In a moment, I was back there when Cory was a year old, screaming when Bryan tried to come near him because he was a stranger to him. He hadn't bothered to see him in six months and Cory had no idea who he was and didn't want to come near him and didn't want him to touch him.
I called Bryan a few days after Cory's birthday and told him. "You have a decision to make. Your choice is this- quit drinking, quit drugging and be a father- show up twice a week minimum to be in his life. Clean up. Get a steady job, pay child support and spend time with him. Or go away, and stay away until I call you when he's ready. I'll give you a couple days to think about it."
But I knew he would choose drugs before I ever gave him the choice.

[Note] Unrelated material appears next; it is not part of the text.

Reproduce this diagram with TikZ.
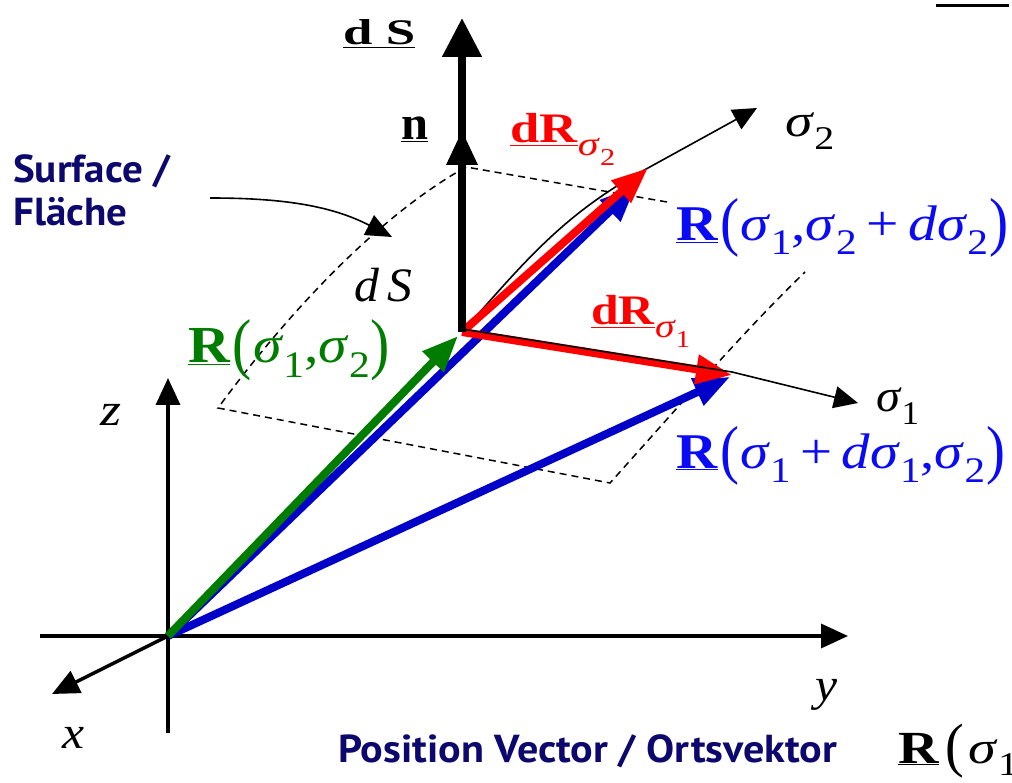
\documentclass[tikz,border=0pt]{standalone}
\usepackage{fontspec}
\usepackage{graphicx}
\setmainfont{Liberation Serif}
\newfontfamily\lblsans{PT Sans Bold}
\usetikzlibrary{arrows.meta}
\definecolor{navy}{RGB}{12,8,110}
\definecolor{dgreen}{RGB}{0,125,0}
\definecolor{lblue}{RGB}{0,0,200}
\definecolor{tblue}{RGB}{10,10,245}
\definecolor{vred}{RGB}{255,0,0}
\newcommand\fs[1]{\fontsize{#1}{#1}\selectfont}
\newcommand\fitw[2]{\resizebox{#1pt}{\height}{#2}}
\newcommand\bR{\underline{\textbf{R}}}
\newcommand\sg{\textit{σ}}
\newcommand\subs[1]{\raisebox{-0.28em}{\scalebox{0.72}{#1}}}
\newcommand\bsubs[1]{\raisebox{-0.3em}{\scalebox{0.8}{#1}}}
\newcommand\lp{\kern0.04em\raisebox{-0.06em}{\scalebox{1}[1.3]{(}}\kern0.02em}
\newcommand\rp{\kern0.02em\raisebox{-0.06em}{\scalebox{1}[1.3]{)}}}
\tikzset{
  axis/.style={line width=3.5pt,-{Triangle[length=27pt,width=24pt]}},
  thinarr/.style={line width=1.6pt,-{Triangle[length=24pt,width=22pt]}},
  vec/.style={line width=8pt,-{Triangle[length=36pt,width=28pt]}},
  patch/.style={line width=1.5pt,dash pattern=on 7pt off 5pt},
  lbl/.style={inner sep=0pt,anchor=base west},
  sanslbl/.style={lbl,text=navy,font=\lblsans\fs{39}},
}
\begin{document}
\begin{tikzpicture}[x=1pt,y=-1pt]
\useasboundingbox (0,0) rectangle (1012,783);
% coordinates
\coordinate (O) at (168,636);
\coordinate (P) at (462,332);
\coordinate (Yend) at (848,636);
\coordinate (Ystart) at (40,636);
\coordinate (Zend) at (168,378);
\coordinate (Zstart) at (168,733);
\coordinate (Xend) at (52,694);
\coordinate (Ntop) at (462,18);
\coordinate (Nmid) at (462,131);
\coordinate (T2) at (648,168);
\coordinate (T1) at (732,375);
\coordinate (S2end) at (757,108);
\coordinate (S1end) at (858,403);
\coordinate (B2) at (636,186);
\coordinate (B1) at (730,377);
\coordinate (G) at (458,336);
\coordinate (P1) at (462,329);
\coordinate (T1b) at (732,372);
% dashed surface patch
\draw[patch] (667,202) -- (466,167) .. controls (380,215) and (290,310) .. (218,408) -- (610,483) .. controls (680,405) and (745,330) .. (805,272);
% axes
\draw[line width=3.5pt] (Ystart) -- (O);
\draw[axis] (O) -- (Yend);
\draw[line width=3.5pt] (Zstart) -- (O);
\draw[axis] (O) -- (Zend);
\draw[axis] (O) -- (Xend);
% position vectors
\draw[vec,lblue] (O) -- (B1);
\draw[vec,lblue] (O) -- (B2);
\draw[vec,dgreen] (O) -- (G);
% sigma curves
\draw[line width=1.6pt] (P) .. controls (520,268) and (560,215) .. (T2);
\draw[thinarr] (T2) -- (S2end);
% differential vectors
\draw[vec,vred] (P) -- (T2);
\draw[vec,vred] (P) -- (T1);
\draw[line width=1.6pt] (P1) -- (T1b);
\draw[thinarr] (T1b) -- (S1end);
% normal
\draw[line width=8pt,-{Triangle[length=39pt,width=38pt]}] (P) -- (Ntop);
\fill (Nmid) -- ++(-16,34) -- ++(32,0) -- cycle;
% surface label arrow
\draw[line width=1.6pt,-{Triangle[length=26pt,width=22pt]}] (210,198) .. controls (280,198) and (330,205) .. (392,237);
% top-right cut off rule
\draw[line width=3pt] (936,6) -- (1009,6);
% labels
\node[sanslbl] (surf) at (13,183) {\fitw{157}{Surface /}};
\node[sanslbl] (flae) at (13,226) {\fitw{114}{Fläche}};
\node[sanslbl] (posv) at (338,762) {\fitw{499}{Position Vector / Ortsvektor}};
\node[lbl,font=\fs{46}] (zl) at (100,425) {\fitw{21}{\textit{z}}};
\node[lbl,font=\fs{46}] (yl) at (815,700) {\fitw{22}{\textit{y}}};
\node[lbl,font=\fs{46}] (xl) at (62,748) {\fitw{22}{\textit{x}}};
\node[lbl,font=\fs{48}] (dSi) at (354,302) {\fitw{58}{\textit{d\,S}}};
\node[lbl,font=\fs{36}] (dSb) at (343,45) {\fitw{72}{\underline{\textbf{d S}}}};
\node[lbl,font=\fs{48}] (nl) at (401,140) {\fitw{27}{\underline{\textbf{n}}}};
\node[lbl,font=\fs{46}] (s2) at (785,137) {\fitw{49}{\sg\subs{2}}};
\node[lbl,font=\fs{46}] (s1) at (876,412) {\fitw{43}{\sg\subs{1}}};
\node[lbl,font=\fs{42},text=vred] (dR2) at (510,143) {\fitw{105}{\underline{\textbf{dR}}\bsubs{\sg\subs{2}}}};
\node[lbl,font=\fs{42},text=vred] (dR1) at (591,325) {\fitw{99}{\underline{\textbf{dR}}\bsubs{\sg\subs{1}}}};
\node[lbl,font=\fs{52},text=dgreen] (Rg) at (188,363) {\fitw{202}{\bR\lp\sg\subs{1},\sg\subs{2}\rp}};
\node[lbl,font=\fs{50},text=tblue] (Rb2) at (676,241) {\fitw{332}{\bR\lp\sg\subs{1},\sg\subs{2}\,+\,\textit{d}\sg\subs{2}\rp}};
\node[lbl,font=\fs{50},text=tblue] (Rb1) at (676,468) {\fitw{329}{\bR\lp\sg\subs{1}\,+\,\textit{d}\sg\subs{1},\sg\subs{2}\rp}};
\node[lbl,font=\fs{46}] (Rk) at (898,763) {\fitw{120}{\bR\kern0.08em\lp\kern0.05em\sg\subs{1}}};
\end{tikzpicture}
\end{document}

I just gave Bryan a way out and I believed Cory would be better off without him, because with him promised a lot of pain and disappointment. When Bryan called me up a couple days later and blew up in my face and told me he was going away, I wasn't surprised. This was the first time I had ever questioned that decision was when I saw him with those boys- and I thought, did I deny my son a father?
Later on at Ruby Tuesday, Bryan started to tell me about the meth years, and the years when he was a drug dealer, his brief time in the porn industry. The times he went to jail- oh it went on and on. Just this year, he and his kids have moved four times and changed schools just as many times. This is what his kids had lived through with him in the home.
This is not a life I would have tolerated. This is not a life I would have let my son live. He went through some rough teen years but he came out whole on the other side because he had a better way to live modeled for him- in part- the other part, I just got lucky.
I took a huge sigh and knew it was okay. I knew I did the right thing. No regrets.

1 comment:

oldprof said...

Great blog, Vanessa. Reminds me of the wonderful Edith Piaf song "Je ne regrette rien." If you don't know it, find it somewhere--Piaf had a nice little revival recently after the wonderful movie about her.